**Problem details:**
Look through the material below. Copy every line with the string "this" in it.

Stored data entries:
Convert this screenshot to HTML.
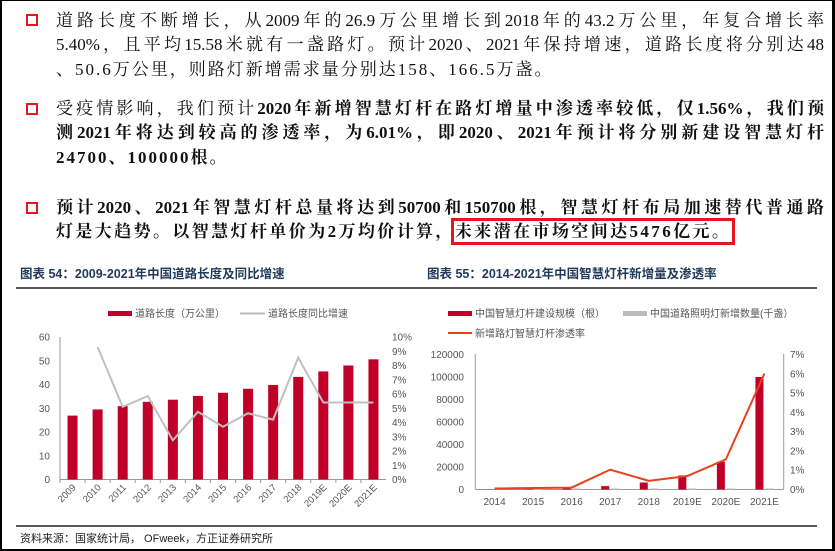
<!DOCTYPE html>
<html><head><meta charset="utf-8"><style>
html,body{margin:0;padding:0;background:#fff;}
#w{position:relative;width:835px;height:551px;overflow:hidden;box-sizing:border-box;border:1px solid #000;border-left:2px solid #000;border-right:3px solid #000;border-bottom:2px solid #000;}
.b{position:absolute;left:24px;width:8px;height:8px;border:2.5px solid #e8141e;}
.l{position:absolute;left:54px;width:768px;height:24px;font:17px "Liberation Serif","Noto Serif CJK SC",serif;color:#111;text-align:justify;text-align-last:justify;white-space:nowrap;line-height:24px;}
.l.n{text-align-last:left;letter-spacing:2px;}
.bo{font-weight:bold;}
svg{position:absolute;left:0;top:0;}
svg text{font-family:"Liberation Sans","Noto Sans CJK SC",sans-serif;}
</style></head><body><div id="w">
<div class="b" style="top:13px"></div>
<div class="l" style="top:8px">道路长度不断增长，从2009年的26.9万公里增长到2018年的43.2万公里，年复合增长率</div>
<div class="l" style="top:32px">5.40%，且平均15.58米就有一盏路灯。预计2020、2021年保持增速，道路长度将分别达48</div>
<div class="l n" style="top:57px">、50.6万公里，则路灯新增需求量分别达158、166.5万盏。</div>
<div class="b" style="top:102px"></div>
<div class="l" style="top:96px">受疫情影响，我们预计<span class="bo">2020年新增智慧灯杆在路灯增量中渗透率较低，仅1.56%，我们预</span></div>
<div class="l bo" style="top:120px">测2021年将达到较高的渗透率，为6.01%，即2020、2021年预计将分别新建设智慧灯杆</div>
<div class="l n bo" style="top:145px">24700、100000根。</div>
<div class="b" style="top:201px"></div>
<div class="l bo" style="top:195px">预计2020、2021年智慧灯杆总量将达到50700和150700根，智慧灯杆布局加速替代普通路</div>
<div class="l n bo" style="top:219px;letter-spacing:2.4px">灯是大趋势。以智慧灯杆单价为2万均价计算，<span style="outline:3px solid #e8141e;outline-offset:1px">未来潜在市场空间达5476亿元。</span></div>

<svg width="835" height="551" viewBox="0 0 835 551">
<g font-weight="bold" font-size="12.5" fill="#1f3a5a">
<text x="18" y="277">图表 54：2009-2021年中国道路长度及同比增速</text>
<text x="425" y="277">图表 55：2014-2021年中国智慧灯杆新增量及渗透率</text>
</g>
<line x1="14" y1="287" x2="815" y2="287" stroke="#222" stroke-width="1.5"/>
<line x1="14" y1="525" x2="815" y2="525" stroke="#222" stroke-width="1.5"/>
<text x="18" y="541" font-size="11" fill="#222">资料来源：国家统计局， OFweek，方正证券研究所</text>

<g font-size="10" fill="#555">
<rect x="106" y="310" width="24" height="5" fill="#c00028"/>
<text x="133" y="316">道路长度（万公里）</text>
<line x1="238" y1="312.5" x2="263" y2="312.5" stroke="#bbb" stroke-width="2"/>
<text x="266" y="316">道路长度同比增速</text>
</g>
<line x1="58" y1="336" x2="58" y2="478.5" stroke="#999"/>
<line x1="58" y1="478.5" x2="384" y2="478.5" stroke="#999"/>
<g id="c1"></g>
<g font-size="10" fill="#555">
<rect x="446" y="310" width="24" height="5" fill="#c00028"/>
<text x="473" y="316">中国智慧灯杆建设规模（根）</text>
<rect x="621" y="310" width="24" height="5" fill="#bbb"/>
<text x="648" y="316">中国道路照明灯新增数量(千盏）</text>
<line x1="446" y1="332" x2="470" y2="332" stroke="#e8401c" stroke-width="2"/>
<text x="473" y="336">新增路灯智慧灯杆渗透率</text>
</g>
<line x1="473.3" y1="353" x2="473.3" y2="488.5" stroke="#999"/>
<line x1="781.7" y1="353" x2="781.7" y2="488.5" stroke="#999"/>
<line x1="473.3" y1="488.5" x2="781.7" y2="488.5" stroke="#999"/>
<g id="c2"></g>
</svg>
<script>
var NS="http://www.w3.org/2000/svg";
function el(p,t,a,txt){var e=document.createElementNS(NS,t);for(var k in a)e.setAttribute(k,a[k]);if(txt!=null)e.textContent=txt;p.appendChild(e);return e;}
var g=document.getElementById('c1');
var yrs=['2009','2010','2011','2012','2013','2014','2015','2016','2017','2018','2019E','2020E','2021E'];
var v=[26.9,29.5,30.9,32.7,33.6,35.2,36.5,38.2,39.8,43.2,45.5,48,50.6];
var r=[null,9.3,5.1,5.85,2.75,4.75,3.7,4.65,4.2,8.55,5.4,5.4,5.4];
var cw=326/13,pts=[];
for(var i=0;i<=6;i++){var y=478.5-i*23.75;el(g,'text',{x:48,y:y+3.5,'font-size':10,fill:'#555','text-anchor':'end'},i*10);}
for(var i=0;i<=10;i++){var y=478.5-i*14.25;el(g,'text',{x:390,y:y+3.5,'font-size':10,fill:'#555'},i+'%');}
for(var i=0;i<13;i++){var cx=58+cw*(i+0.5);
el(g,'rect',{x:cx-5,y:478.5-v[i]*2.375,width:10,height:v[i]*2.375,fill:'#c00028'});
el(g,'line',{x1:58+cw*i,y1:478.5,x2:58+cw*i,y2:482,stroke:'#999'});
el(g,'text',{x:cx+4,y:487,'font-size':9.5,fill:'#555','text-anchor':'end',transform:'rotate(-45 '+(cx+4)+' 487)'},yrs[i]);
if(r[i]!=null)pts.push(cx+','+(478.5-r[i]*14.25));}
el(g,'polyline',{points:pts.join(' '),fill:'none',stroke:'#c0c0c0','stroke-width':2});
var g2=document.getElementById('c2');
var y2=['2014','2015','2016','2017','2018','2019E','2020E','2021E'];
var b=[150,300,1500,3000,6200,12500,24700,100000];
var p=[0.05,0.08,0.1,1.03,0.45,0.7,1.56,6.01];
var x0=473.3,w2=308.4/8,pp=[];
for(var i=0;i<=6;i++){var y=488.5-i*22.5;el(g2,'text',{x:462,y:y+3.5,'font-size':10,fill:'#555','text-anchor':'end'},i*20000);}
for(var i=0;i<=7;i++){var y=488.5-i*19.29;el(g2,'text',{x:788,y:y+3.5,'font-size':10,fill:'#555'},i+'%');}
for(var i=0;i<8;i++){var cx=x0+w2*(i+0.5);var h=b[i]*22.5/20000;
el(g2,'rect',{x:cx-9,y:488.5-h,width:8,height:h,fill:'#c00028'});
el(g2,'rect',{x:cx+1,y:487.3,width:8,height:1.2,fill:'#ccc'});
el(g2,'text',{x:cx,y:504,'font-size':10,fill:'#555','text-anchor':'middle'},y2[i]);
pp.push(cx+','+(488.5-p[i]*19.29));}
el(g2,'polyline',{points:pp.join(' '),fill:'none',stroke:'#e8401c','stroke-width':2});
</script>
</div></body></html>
--
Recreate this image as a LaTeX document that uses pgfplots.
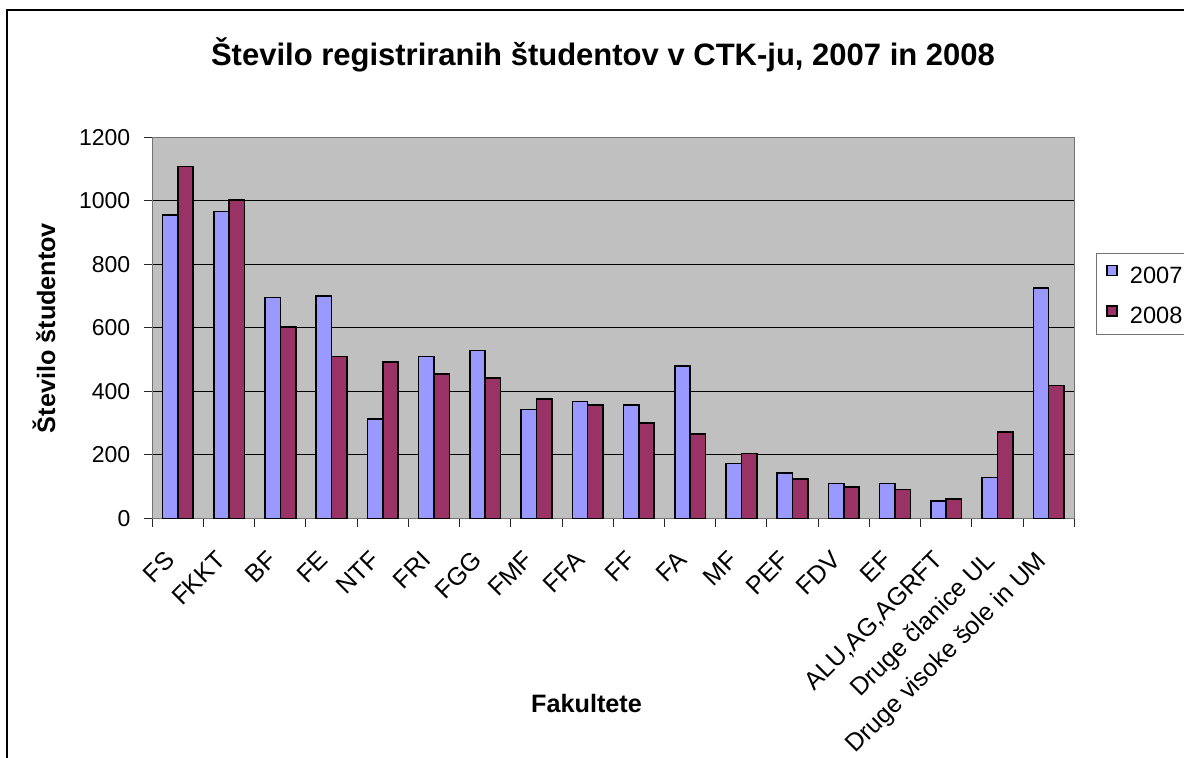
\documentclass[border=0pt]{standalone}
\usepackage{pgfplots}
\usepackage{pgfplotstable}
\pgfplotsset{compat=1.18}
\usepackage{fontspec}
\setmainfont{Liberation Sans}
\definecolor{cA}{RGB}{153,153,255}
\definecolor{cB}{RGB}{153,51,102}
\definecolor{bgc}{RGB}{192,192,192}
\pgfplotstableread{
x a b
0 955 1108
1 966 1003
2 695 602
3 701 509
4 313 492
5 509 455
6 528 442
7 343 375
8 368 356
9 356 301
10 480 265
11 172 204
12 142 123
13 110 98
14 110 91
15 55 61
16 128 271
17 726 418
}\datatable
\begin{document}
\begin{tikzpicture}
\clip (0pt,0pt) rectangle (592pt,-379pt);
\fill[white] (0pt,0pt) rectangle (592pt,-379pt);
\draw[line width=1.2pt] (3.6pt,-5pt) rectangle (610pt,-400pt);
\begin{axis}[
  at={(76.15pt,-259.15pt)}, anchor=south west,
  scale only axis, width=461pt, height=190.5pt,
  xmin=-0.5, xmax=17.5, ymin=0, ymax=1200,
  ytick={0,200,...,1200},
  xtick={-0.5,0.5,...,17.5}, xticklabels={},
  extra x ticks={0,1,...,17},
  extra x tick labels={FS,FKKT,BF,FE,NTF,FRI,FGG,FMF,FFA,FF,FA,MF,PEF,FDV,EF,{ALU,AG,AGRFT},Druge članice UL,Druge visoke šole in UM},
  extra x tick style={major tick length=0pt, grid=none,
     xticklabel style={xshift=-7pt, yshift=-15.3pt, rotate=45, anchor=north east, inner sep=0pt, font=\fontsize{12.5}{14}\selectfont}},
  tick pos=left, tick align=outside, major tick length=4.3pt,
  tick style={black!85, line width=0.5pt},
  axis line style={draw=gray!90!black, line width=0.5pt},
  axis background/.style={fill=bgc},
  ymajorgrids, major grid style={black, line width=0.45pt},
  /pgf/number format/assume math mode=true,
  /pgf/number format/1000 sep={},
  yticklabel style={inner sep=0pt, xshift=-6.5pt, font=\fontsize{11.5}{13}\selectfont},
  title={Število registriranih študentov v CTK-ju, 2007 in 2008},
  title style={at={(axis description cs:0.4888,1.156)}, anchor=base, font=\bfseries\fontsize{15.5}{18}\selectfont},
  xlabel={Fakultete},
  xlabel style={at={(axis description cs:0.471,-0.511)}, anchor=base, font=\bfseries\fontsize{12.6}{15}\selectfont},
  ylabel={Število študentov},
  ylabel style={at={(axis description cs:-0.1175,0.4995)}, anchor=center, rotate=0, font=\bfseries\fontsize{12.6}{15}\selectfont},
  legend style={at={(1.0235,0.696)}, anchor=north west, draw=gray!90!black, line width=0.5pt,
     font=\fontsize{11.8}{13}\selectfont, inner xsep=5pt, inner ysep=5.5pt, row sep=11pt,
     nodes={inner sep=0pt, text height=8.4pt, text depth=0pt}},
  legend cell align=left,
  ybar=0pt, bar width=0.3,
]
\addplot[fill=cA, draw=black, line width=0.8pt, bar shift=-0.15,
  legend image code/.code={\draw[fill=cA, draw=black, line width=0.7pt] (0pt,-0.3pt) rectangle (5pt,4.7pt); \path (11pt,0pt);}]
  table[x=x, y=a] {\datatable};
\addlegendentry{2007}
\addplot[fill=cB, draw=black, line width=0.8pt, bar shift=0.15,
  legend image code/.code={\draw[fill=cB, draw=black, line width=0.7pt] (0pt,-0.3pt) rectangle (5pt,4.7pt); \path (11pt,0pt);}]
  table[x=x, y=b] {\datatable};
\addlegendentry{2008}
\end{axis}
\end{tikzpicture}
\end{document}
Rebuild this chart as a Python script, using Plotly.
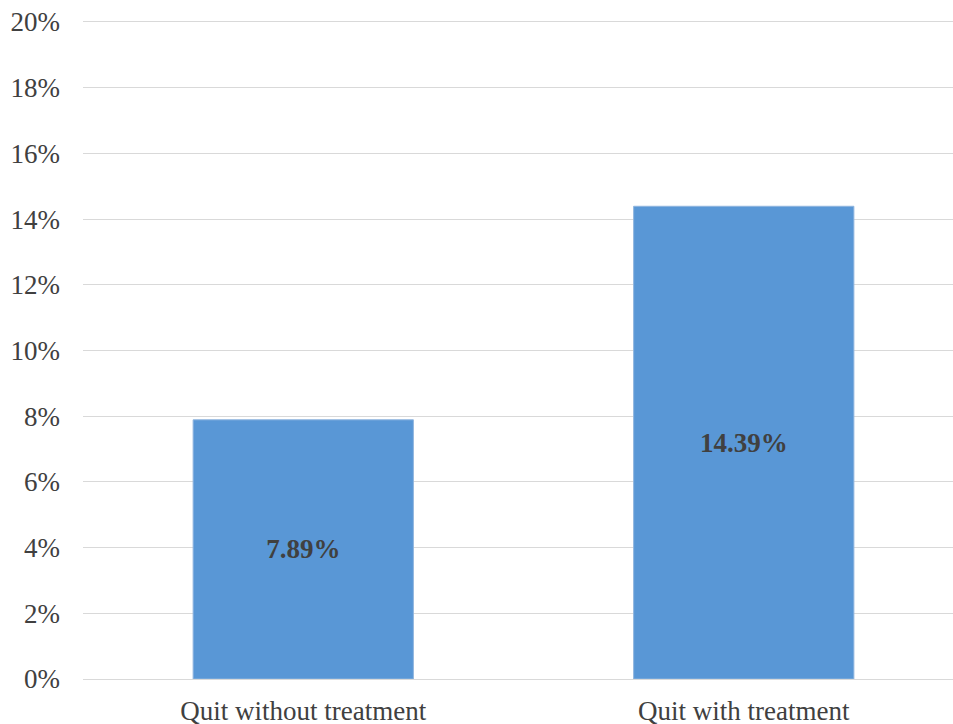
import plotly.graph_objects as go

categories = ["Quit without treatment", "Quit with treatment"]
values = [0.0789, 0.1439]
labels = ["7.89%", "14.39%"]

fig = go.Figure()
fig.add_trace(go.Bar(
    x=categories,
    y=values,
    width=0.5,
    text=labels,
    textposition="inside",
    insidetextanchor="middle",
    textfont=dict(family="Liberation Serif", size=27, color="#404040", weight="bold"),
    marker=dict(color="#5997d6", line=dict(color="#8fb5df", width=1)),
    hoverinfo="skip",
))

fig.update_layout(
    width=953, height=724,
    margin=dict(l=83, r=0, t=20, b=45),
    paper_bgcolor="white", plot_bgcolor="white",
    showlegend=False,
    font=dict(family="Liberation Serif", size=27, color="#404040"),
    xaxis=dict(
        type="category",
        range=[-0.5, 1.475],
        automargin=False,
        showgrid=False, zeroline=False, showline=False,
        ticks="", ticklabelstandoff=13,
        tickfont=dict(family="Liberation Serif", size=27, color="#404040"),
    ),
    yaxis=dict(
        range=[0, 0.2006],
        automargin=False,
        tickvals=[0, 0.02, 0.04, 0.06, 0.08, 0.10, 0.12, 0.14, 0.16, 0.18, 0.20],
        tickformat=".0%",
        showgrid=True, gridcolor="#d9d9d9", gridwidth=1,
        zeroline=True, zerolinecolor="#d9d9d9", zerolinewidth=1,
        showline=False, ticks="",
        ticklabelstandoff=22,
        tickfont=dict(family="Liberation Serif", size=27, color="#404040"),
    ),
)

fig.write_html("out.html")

**Task answer:**
Convert this screenshot to HTML.
Recreate this image as a LaTeX document that uses pgfplots.
Rebuild this chart as a Python script, using Plotly.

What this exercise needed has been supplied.